"Every chapter I stole from somewhere else. Index I copy from old Vladivostok telephone directory." -- Tom Lehrer, "Lobachevsky"
Despite Lehrer's lampoon, there is no evidence that the real-life Nikolai Ivanovich Lobachevsky was a plagiarist. But in the real world, there are many (who have probably never even heard of Lehrer) who take his advice to "plagiarise... only be sure always to call it please, 'research'" a bit too literally.
When a previously unknown Kaavya Vishwanathan does it, it makes headlines. When The Hindu's movie reviewer Gautaman Bhaskaran does it, it is quickly forgotten.

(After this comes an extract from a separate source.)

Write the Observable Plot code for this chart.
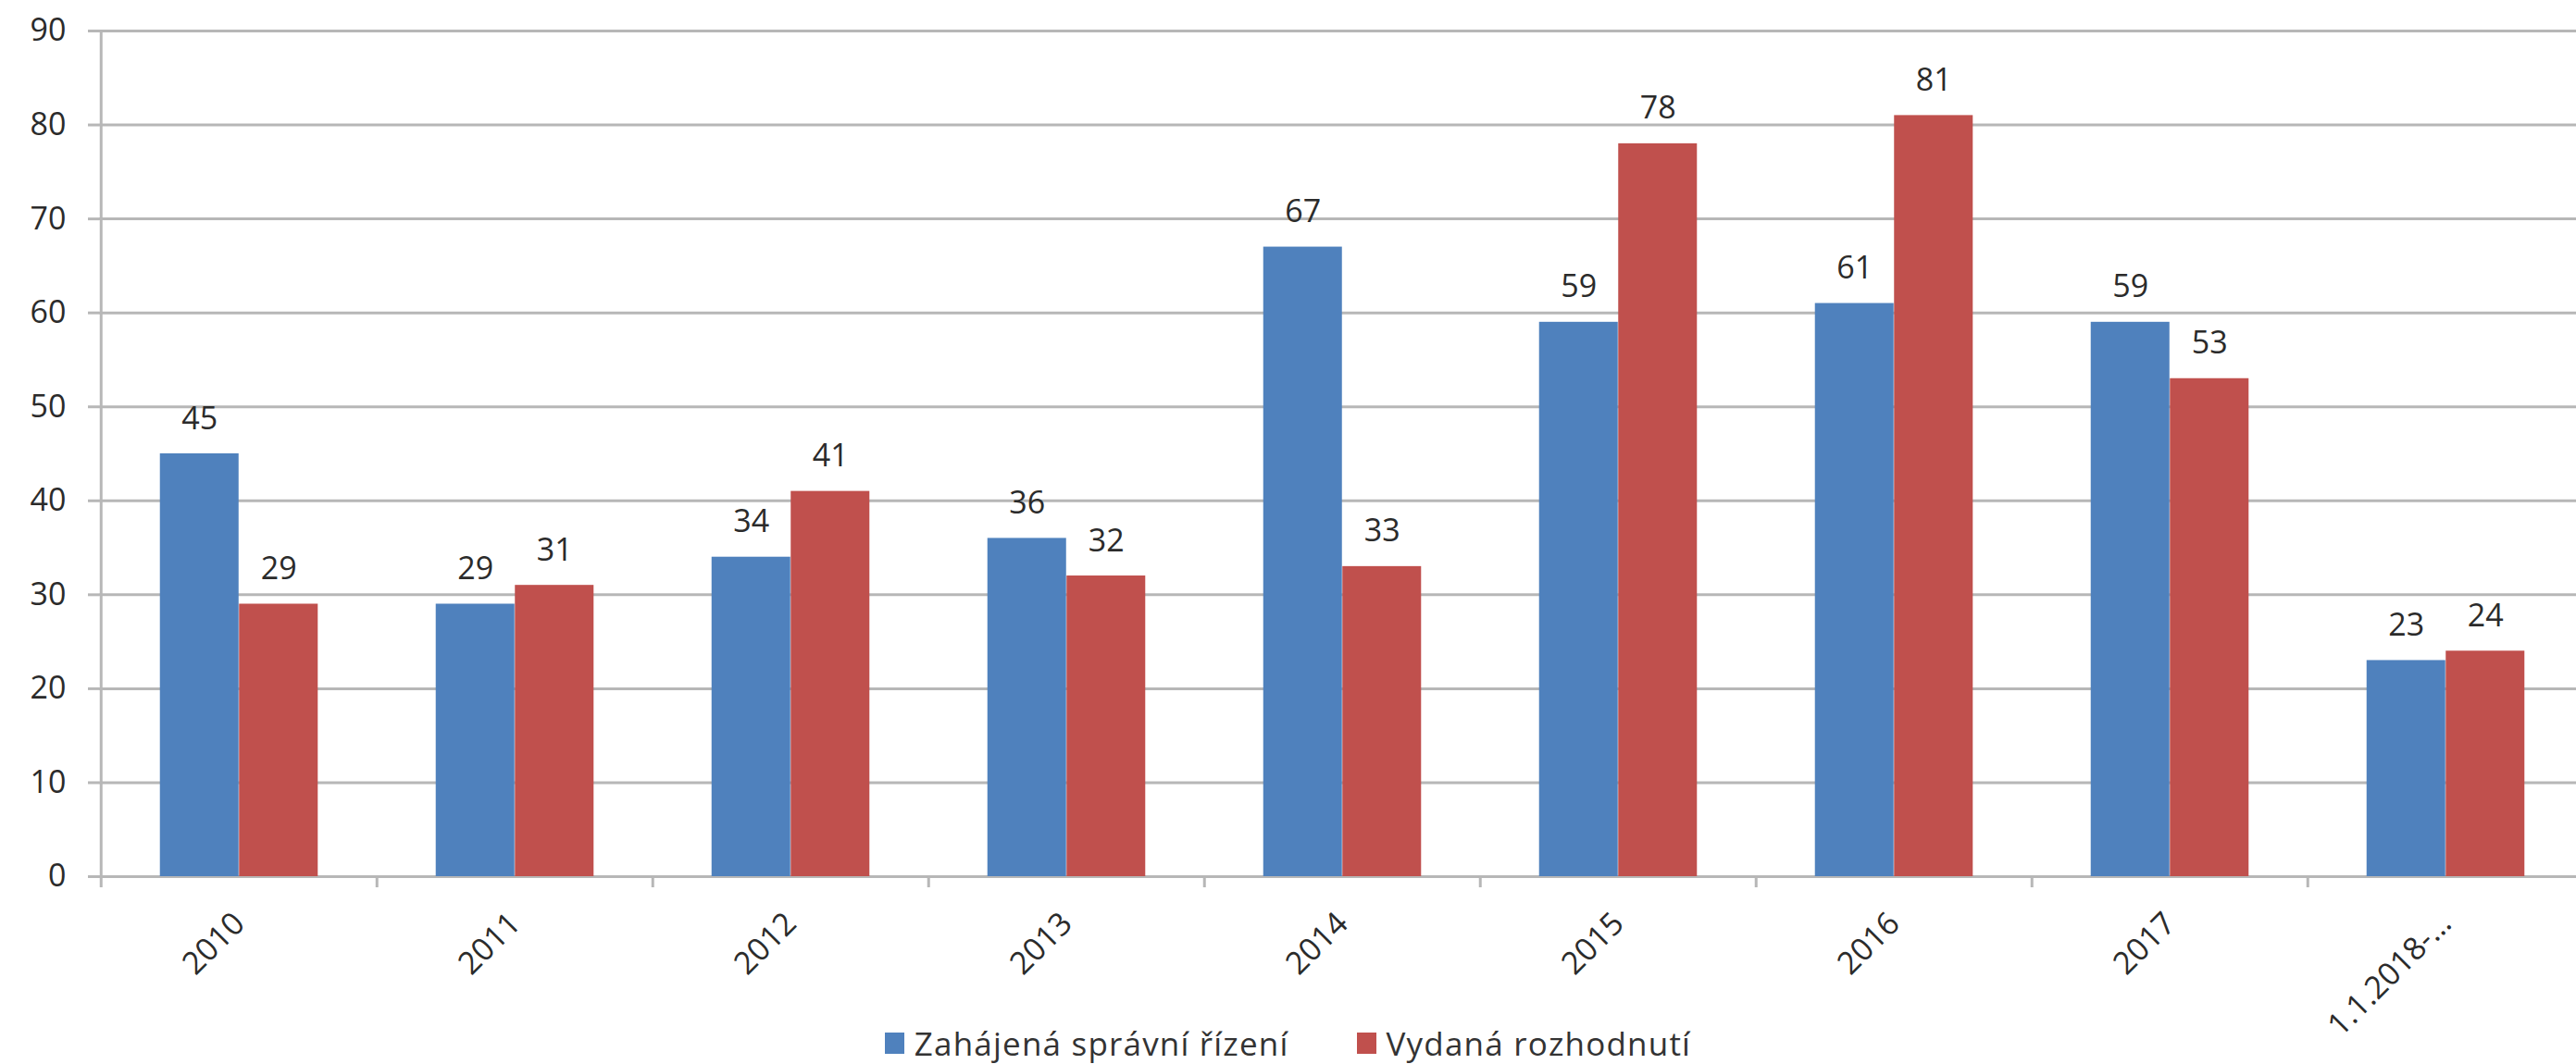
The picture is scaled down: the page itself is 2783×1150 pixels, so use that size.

When Harvard professor Alan Dershowitz does it, it is largely ignored (and he is exonerated by a former Harvard president).
So what does one do when an undergraduate student does it?
Now and then I take on undergraduates who want to do a short-term project. Three times now I have had students submitting documents to me (twice a project report, once a project proposal) which were crude cut-and-pastes from web sites or review articles. Thanks to the internet and Google, it is easy to do this (I'm told this is how a lot of homework is now done in schools). But Google works for me too -- it helps me confirm my suspicions. (Why would I suspect anything? Perhaps because, after all, I am familiar with these students' command of written English...)
The first time, the students were suitably abashed and turned in more original material. The second time, the student didn't seem to think it was wrong, and later emailed me saying his college doesn't object and it's "only" a preliminary report; luckily he decided not to continue working with me. As for the third time, I'm still awaiting a response... but the copying was so blatant (and it was from a review article that I had supplied!) that, again, I suspect the student didn't think it was wrong.
Why do they all seem to think it is acceptable, even expected, to write with a mouse? Is it because our educational system encourages students to "mug up" answers and reproduce them verbatim?